Above is a summary of graphs adapted from Kurt Vonnegut’s presentation on the Shapes of Stories. His presentation is brilliantly funny (and short) and you can watch it here. These graphs got me thinking about how all of us would display the ups and downs of our lives. Do we fit a profile like the ‘best sellers’ Kurt has outlined?
More importantly, I would like people to think about what trajectory they are on. Working with people over the last few years, I have felt that they want to find that infinite good fortune. However their actions, thoughts and beliefs are not leading them on this path, there is little motivation to get there or set up the circumstances to make this possible. They live with many regrets or gravitate towards nostalgia. There are many elements out of our control and those can be overwhelming but not doing anything about what is in your control means you play no role in shaping your graph.

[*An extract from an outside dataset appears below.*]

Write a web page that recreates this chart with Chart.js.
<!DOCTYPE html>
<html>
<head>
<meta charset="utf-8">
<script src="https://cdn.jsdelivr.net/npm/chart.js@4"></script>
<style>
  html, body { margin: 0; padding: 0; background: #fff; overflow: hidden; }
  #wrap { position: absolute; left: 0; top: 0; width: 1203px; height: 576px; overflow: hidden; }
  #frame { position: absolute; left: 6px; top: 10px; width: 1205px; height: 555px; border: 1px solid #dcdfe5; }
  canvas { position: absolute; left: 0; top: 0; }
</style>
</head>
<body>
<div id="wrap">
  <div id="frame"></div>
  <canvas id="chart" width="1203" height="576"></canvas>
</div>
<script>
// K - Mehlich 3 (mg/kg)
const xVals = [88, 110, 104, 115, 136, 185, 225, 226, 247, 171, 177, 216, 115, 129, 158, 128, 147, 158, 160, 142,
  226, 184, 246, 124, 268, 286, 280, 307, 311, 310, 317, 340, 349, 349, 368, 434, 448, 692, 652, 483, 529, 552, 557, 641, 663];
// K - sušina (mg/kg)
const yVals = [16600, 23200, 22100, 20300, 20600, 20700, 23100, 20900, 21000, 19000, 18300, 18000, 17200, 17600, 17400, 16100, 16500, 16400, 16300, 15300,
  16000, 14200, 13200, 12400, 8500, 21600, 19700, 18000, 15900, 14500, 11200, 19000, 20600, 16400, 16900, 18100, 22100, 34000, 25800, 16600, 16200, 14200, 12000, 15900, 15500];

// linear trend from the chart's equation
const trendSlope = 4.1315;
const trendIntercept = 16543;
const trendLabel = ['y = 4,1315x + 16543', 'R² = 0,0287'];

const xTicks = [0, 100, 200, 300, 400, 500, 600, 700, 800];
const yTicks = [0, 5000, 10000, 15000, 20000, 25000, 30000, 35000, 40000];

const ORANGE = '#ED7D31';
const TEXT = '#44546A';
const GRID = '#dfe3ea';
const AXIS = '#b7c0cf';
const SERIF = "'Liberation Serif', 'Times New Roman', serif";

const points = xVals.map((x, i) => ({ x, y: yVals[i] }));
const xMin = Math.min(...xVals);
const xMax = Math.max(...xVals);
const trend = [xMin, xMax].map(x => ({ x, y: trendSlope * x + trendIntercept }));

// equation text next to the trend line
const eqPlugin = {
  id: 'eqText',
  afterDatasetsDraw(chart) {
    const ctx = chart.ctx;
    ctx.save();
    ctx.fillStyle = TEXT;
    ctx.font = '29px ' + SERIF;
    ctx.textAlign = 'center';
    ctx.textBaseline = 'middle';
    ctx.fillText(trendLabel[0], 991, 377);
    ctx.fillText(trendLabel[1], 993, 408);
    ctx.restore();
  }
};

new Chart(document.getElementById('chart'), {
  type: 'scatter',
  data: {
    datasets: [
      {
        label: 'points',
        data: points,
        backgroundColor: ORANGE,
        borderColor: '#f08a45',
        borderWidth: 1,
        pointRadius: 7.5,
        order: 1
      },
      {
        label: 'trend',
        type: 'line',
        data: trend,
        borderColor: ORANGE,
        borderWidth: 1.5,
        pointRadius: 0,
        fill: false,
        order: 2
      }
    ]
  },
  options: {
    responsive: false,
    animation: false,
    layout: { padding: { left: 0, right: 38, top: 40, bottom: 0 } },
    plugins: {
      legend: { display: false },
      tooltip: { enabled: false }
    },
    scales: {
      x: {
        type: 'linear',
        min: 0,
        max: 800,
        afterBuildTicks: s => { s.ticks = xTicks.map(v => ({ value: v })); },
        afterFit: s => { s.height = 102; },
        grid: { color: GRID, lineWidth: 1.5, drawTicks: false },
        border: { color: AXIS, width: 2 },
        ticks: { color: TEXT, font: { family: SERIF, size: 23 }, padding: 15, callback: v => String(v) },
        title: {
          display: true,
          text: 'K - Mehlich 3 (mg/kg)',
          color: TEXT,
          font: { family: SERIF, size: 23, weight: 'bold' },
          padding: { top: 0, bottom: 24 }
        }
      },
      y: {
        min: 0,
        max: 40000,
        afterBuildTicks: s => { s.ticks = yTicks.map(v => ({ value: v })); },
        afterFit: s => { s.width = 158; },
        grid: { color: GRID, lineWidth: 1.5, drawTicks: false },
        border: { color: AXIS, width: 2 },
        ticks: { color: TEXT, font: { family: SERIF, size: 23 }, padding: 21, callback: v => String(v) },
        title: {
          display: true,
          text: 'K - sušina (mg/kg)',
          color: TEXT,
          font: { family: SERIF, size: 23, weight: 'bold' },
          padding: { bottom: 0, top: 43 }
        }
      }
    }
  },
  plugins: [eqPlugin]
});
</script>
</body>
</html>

The patterns I see emerging sparked a thought about how they would fit with Kurt’s graphs.
Its simplistic but here is how I would graph it.

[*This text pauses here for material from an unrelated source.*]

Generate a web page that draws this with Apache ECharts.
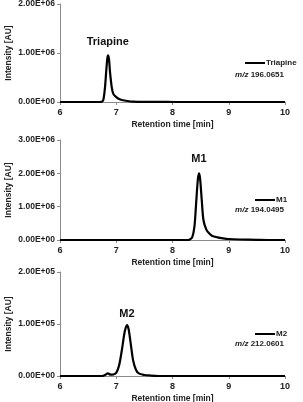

Obviously this is a blunt generalisation but I am aiming for the trendline.
There is also a quote by Henry David Thoreau “The mass of men lead lives of quiet desperation” that resonated with me when thinking about this.
Many of us may reflect that our childhood had a decent level of good fortune, whether real or remembered through rose tinted glasses. Then there would have been plenty of fluctuations during youth and into early adulthood. Have you have been following the checklist of life? Do well in school, get a degree, good job, buy a house, settle down but what what is next on the checklist after those big items are ticked. You also realise in adulthood the checklist hasn’t really contributed to your happiness. Each time you ticked a box it didn’t bump your graph line as high as you had hoped.
Following the standard checklist wasn’t driven by your internal desire for what you want to do and who you want to be. It is also based on extrinsic rewards rather than internal feelings. We are attached to lists like these because this guidance brings certainty and we are a social species, we want to fit in, be part of the herd. Sadly many items on the checklist encourages us to focus on the things we end up regretting the most.
What do we regret the most? Here is a list
I wish I’d had the courage to live a life true to myself, not the life others expected of me.
I wish I hadn’t worked so hard.
I wish I’d had the courage to express my feelings.
I wish I had stayed in touch with my friends.
I wish that I had let myself be happier.
To keep going on your checklist you need to be doing rather than spending time being. When you spend time being, it creates the space for you figure out who you really are, what you want to do with your life, where to devote your time without the shame you need to be following some defined path.
None of us are average, if you are experiencing life to its fullest your graph will have plenty of crests and troughs and if you are mindful of your emotions and feelings you will be able to guide your line upwards coming out of even the most adverse times.
If the common checklist isn’t your path, scrap it, it wasn’t made for individuals and if you have ticked all the boxes and still feel something is missing then you know what I am talking about. Start enhancing what you are in control of, your mindset, your emotional intelligence, your motivation, they are the elements that will ultimately shape your graph.